AIM OF THE EXERCISE
Reproduce verbatim the lines up to and including the one with "import matplotlib.pyplot as plt", starting from the first.

ENTRIES SHOWN

◆ ◆ ◆ ◆

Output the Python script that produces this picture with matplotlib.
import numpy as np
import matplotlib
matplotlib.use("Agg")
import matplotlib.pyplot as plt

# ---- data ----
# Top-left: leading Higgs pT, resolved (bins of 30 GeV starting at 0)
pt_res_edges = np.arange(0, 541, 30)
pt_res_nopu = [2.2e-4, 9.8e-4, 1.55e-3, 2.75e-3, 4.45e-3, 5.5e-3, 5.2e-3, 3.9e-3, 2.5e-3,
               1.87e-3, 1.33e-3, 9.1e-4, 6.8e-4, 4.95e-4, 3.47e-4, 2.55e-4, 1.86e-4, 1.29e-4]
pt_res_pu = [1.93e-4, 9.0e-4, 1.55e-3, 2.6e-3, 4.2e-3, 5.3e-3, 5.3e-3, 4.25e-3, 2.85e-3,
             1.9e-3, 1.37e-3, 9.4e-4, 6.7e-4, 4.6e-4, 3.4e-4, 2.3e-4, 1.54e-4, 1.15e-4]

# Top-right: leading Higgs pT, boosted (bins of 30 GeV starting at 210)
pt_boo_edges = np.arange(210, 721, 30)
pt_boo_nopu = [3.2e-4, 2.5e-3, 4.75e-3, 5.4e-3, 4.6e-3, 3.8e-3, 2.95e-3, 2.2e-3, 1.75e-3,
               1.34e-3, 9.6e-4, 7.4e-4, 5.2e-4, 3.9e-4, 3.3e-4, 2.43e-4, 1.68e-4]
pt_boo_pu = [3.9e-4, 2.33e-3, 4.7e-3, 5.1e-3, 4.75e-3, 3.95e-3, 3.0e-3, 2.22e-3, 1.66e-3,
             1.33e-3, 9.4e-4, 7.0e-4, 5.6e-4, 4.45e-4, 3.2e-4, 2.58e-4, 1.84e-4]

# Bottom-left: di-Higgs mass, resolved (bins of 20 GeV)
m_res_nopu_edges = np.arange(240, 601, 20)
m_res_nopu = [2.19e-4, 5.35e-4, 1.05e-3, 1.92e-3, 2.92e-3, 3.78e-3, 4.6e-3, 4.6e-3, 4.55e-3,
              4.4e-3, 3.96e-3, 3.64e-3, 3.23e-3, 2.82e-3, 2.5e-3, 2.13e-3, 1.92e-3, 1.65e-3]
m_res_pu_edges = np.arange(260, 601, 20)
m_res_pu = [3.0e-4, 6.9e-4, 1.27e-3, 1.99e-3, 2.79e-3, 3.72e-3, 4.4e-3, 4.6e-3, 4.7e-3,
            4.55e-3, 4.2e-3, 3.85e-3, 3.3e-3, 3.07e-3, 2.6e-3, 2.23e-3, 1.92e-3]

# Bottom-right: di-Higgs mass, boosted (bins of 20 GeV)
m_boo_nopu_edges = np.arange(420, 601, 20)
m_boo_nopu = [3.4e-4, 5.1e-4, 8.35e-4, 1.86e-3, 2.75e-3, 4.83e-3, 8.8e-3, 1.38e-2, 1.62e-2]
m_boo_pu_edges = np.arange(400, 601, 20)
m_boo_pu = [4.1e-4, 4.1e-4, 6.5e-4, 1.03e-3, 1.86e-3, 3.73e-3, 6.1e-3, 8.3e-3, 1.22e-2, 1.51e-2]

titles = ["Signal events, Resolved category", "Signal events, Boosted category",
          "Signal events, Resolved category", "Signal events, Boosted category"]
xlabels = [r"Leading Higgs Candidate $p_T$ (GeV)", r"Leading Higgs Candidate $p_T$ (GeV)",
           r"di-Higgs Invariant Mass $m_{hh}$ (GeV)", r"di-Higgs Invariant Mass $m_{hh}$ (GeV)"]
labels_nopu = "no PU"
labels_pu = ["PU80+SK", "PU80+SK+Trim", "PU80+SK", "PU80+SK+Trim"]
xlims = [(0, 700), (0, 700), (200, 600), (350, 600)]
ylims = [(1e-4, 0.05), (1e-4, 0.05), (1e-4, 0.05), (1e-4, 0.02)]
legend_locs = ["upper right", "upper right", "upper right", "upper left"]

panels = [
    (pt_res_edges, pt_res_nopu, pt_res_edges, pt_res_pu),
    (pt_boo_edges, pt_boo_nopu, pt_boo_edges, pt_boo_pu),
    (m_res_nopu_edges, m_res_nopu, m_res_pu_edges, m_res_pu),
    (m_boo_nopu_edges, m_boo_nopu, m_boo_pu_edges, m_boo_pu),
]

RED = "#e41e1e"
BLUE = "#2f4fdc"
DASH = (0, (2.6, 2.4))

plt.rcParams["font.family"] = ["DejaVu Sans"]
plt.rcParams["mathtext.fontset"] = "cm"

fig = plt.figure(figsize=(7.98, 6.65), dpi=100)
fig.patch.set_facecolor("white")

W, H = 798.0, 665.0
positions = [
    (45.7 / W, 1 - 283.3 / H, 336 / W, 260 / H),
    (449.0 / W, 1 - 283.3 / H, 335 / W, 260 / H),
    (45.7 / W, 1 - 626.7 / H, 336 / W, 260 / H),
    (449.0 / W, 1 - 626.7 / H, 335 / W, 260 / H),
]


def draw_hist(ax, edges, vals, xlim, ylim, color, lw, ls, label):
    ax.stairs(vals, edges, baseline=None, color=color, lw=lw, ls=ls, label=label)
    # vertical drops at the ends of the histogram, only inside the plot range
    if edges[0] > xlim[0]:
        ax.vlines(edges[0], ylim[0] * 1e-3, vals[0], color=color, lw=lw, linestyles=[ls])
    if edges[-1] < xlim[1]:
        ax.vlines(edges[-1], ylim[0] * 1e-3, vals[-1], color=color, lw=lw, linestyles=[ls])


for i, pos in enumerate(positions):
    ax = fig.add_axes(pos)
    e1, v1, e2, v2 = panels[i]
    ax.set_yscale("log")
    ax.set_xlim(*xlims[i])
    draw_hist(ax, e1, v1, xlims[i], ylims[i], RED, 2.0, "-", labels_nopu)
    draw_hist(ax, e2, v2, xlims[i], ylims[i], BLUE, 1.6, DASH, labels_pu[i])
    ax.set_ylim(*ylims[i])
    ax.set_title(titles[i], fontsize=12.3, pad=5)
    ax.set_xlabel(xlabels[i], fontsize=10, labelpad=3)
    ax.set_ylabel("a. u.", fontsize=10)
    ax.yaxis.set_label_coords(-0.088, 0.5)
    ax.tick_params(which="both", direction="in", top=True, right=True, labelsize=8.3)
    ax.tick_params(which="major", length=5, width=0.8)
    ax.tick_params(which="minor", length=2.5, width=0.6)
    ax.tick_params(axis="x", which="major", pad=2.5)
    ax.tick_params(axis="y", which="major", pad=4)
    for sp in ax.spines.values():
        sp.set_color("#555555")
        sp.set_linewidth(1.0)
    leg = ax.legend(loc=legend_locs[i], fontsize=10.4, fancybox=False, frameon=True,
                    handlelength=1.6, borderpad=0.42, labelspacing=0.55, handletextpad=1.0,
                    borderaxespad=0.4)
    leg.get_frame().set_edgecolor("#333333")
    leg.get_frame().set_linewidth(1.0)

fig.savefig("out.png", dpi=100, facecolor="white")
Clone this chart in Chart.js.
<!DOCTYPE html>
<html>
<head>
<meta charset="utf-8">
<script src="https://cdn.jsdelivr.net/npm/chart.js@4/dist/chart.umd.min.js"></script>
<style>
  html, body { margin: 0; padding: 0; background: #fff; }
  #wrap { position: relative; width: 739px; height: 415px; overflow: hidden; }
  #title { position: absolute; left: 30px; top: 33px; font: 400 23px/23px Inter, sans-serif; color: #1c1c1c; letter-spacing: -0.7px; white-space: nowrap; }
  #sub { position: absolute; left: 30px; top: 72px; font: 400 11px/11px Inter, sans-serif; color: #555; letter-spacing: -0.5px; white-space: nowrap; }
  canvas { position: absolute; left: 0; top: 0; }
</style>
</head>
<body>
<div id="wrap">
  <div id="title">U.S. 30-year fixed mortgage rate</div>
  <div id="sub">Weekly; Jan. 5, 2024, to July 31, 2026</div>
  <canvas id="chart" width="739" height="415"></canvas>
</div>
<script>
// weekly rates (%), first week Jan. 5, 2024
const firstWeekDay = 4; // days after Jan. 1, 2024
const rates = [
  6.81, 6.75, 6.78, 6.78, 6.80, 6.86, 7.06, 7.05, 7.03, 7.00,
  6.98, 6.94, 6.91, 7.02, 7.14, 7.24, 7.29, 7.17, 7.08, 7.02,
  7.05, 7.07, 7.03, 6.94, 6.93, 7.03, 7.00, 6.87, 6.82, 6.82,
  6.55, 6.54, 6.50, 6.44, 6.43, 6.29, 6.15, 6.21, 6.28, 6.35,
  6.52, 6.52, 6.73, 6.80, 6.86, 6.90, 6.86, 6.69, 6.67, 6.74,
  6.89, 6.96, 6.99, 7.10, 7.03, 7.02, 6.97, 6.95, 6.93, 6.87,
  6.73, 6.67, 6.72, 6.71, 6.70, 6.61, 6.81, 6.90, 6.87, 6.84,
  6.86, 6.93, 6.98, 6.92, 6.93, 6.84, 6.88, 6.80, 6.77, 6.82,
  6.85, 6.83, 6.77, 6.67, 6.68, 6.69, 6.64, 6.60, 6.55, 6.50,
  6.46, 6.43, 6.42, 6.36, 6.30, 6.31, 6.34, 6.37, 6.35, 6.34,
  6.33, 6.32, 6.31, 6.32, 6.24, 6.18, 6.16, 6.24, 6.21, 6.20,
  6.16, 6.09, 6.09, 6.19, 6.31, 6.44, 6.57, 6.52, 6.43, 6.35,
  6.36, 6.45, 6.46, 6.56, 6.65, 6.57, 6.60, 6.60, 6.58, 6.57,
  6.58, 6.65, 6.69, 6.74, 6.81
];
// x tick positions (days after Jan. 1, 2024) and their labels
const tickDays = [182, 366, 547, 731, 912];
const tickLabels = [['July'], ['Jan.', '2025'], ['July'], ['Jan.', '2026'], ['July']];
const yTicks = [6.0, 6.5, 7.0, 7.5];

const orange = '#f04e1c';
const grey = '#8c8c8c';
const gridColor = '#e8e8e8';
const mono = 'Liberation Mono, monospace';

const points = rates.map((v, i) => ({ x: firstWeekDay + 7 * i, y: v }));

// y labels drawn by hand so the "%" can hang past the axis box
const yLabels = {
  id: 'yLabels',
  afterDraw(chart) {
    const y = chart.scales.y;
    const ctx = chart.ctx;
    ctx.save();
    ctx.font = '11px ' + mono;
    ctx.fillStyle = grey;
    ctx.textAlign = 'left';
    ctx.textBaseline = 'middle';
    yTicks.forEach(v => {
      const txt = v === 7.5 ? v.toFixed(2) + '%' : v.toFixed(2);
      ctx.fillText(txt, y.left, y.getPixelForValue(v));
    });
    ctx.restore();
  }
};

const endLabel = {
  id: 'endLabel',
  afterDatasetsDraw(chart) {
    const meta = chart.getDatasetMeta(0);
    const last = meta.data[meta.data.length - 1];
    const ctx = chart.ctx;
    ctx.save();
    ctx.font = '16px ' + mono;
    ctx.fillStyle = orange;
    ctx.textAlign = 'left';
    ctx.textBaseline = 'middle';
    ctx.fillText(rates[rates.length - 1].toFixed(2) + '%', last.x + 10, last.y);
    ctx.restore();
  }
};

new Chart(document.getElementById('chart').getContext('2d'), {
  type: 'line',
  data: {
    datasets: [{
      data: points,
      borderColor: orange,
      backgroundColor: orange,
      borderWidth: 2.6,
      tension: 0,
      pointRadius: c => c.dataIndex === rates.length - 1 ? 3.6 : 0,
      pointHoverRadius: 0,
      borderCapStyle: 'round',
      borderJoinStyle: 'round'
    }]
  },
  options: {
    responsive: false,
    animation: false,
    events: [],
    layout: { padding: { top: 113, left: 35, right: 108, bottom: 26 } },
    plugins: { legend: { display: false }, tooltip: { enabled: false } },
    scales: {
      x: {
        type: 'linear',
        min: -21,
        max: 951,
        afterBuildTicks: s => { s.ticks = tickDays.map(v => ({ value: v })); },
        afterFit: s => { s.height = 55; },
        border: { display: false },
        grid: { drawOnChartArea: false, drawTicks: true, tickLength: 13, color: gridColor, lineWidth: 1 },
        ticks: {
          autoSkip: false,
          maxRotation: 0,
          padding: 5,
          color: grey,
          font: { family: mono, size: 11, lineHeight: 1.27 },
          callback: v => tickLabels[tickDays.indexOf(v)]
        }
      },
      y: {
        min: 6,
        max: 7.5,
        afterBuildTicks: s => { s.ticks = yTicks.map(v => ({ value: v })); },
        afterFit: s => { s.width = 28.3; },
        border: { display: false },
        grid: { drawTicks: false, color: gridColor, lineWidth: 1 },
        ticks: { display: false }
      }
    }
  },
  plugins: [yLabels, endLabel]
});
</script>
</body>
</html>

◆ ◆ ◆ ◆

RESPONSE
Output the Python script that produces this picture with matplotlib.
import numpy as np
import matplotlib
matplotlib.use("Agg")
import matplotlib.pyplot as plt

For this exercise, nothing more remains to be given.